Every week, the folks at iTunes find a movie they like and make it available to rent for the low, low price of $0.99. I’m here to tell you whether that film is worth your hard-earned dollar.
This week, Nic Cage brings the rage to a horror/revenge thriller unlike any other with Mandy.
I Come for the Reaper
Red (Cage) and Mandy (Andrea Riseborough) share an idyllic existence in their secluded mountain home. But when the enigmatic, folk singing leader of a roving hippie death cult takes a shine to Mandy, he summons his minions – including a masochistic, seemingly demonic biker gang – to bring a brutal end to the couple’s would-be Eden. So begins the beautifully bat-shit crazy ride that is Panos Cosmatos’ bloody, psychedelic horror opus Mandy.
A Psychic Drowns Where the Mystic Swims
Yeah, we scoffed when we heard the new Nic Cage movie was actually pretty great too. And who could blame us? After nearly a decade of melodramatic mugging in all manner of B, C, and D-movie trash (not that there’s anything wrong with a little trash), the former Oscar winner had given little reason to get excited about any movie with his name on it. There was, however, reason to believe Mandy might live up to the hype, and the reason was that the film was being co-written and directed by Panos Cosmatos.
If you’re not yet familiar with that name, learn it now, ’cause we’re more than a little confident you’ll be hearing it for years to come. Mandy may only be Cosmatos’ second film, but the handful of adventurous cineastes and genre freaks who sought out the director’s feature debut – 2011’s lavishly produced, and utterly mind-boggling cult oddity Beyond the Black Rainbow – have spent the past few years shouting the director’s merits from the mountaintops while anxiously waiting to see what he’d deliver with his followup. Little did we know (or expect) that Cosmatos’s second film – a Nic Cage starring action/horror revenge drama at that – would be the one that saw him fully deliver on the arthouse B-movie ambition that made Beyond the Black Rainbow such a compelling (if often frustrating) genre treat.
Make no mistake, Mandy is every bit the trash cinema styled story that Cage has almost exclusively gravitated toward in recent years. The film’s overarching narrative is a relatively straightforward tale of revenge that finds Cage’s unassuming lumberjack out for blood in the wake of an unconscionable act violence eviscerates his bucolic existence. It’s what Cosmatos does with that simple setup that sets Mandy apart from its genre contemporaries. Even from its opening frames, the director fills Mandy‘s colorful, yet relentlessly bleak canvas with all manner of unsavory characters, depraved acts of drug-addled villainy, and savage bursts of bloodletting that ultimately turn the simplistic, black and white nature of the revenge thriller genre into a phantasmic technicolor-tinged fever dream of apocalyptic imagery and ominous overtones.
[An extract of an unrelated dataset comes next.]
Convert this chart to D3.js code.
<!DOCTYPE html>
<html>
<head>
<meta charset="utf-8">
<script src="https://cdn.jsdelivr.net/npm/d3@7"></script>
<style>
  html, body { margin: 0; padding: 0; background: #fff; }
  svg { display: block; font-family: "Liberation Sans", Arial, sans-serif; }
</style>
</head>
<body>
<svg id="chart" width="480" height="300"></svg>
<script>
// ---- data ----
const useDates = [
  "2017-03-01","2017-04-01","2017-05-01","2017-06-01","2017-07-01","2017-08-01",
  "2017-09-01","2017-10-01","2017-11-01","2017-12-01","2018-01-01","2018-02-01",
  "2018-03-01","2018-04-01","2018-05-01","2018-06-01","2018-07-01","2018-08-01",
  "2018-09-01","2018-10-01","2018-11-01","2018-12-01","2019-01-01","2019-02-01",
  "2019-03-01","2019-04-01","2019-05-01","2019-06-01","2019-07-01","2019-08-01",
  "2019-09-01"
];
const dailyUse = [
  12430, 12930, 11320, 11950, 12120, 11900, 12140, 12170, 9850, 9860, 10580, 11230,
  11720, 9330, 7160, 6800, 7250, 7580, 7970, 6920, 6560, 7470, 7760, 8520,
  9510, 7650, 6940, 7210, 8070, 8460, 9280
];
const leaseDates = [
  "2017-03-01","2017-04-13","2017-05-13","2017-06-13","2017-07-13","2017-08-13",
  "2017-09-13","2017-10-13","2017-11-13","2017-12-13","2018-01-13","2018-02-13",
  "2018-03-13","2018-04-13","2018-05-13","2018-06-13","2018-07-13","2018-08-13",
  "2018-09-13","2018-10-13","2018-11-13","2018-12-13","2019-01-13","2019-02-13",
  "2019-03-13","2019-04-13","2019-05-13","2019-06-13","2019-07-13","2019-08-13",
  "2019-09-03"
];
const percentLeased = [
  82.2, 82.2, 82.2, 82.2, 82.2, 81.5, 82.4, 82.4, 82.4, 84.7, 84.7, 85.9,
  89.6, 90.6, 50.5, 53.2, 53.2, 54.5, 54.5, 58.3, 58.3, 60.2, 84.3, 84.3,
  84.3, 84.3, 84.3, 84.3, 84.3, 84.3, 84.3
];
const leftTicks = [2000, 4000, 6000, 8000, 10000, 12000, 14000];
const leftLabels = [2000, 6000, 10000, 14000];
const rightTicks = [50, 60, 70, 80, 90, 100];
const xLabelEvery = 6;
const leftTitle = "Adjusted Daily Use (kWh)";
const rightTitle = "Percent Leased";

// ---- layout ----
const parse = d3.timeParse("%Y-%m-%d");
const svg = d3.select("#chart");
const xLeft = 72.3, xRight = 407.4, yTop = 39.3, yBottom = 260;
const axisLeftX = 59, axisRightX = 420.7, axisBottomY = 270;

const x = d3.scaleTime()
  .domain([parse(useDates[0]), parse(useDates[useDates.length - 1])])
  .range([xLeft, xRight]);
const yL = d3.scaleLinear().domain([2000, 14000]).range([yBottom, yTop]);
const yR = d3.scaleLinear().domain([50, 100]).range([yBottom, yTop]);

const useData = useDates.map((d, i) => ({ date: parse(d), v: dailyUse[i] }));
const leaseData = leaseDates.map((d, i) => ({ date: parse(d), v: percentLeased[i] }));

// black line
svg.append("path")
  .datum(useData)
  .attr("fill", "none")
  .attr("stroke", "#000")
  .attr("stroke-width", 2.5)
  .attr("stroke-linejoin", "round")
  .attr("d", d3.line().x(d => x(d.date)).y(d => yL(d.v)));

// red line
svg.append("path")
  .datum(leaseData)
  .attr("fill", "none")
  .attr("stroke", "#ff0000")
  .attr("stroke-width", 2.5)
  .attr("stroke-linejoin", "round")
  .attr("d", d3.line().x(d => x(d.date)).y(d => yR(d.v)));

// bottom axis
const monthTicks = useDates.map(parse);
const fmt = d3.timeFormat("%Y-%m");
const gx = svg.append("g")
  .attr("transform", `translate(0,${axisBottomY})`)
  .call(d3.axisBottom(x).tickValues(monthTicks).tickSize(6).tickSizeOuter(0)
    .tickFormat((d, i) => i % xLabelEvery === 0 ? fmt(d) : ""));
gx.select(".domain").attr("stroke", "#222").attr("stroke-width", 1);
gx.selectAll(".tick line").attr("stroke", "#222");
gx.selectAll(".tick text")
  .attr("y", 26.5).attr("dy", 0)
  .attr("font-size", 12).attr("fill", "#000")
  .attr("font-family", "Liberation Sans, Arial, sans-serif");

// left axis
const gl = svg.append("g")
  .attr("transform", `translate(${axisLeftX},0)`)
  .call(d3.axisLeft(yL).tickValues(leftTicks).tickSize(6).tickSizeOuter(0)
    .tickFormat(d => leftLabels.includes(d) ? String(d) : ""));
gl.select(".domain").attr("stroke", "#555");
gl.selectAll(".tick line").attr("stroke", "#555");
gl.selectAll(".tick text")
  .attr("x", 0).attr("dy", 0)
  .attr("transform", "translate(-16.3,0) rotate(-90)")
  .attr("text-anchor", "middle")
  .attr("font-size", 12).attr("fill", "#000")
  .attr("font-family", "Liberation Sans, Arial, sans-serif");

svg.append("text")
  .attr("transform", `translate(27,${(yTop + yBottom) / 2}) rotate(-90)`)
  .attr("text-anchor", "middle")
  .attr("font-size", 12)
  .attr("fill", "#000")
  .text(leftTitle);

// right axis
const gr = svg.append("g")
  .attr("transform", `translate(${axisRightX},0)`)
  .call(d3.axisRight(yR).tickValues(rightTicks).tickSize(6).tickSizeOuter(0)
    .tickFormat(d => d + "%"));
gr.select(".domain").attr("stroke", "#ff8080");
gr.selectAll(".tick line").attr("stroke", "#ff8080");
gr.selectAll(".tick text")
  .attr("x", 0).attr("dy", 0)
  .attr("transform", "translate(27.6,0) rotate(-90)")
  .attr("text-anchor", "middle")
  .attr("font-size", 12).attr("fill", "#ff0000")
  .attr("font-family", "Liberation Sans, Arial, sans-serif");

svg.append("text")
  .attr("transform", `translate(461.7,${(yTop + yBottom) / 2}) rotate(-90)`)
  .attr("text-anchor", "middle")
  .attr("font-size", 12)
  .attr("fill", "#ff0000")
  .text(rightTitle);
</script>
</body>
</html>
If Cosmatos had merely let Mandy bask in unabashed sanguinary glee for the entirety of its 121 minute runtime, that likely would have been enough to make the film worth your time. That Cosmatos accomplishes just that while simultaneously delivering one of the most visually striking films ever produced almost seems like overkill (pardon the pun). That is not an overstatement, by the way. If nothing else, we’re completely confident in stating that you’ve never seen anything quite like Mandy. As much as we’d love to tell you all about the film’s surrealistic, pseudo mystical visual palette, and detail how its austere blend of gory elegance and cooly calculated pacing breeds a sort of awe-inspiring – and at times unnervingly peaceful – visual nihilism, it really is best to let you discover those mind-melting elements on your own.
It should be noted that Mandy‘s expressionistic visual approach is often the direct result of some hallucinatory drug or another taking control of the narrative, which means the entire film unfolds with anxious energy of some virulent augmented reality, or an unshakeable hallucinogenic nightmare. As such, there really isn’t much the actors could do within the film’s gruesome, sensory overloading style that might be considered going too far. Of course, that means even a deliriously over the top turn from Nic Cage doesn’t feel out-of-place in all the madness and mayhem. Point of fact, Cage’s sublimely overwrought work in Mandy is the best the actor has delivered in years … and we’re every bit as surprised by that as you.
Hell. Yes. Look, Mandy is certainly not going to be everyone’s cup of tea. The film’s deeply disturbing narrative, outlandish stylistic flourishes, devilishly melodramatic energy, and insatiable bloodlust will undoubtedly be a turn off to many. But those of you who enjoy your tea with a touch of psychedelic imagery, a heaping side of blood spatter, and just a hint of evil new age mysticism will find a most delicious cup in Panos Cosmatos’ Mandy. Just FYI – even if Mandy is not your style, you should probably drop the $0.99 anyway, and just fast forward to the film’s now infamous chainsaw fight. Trust us.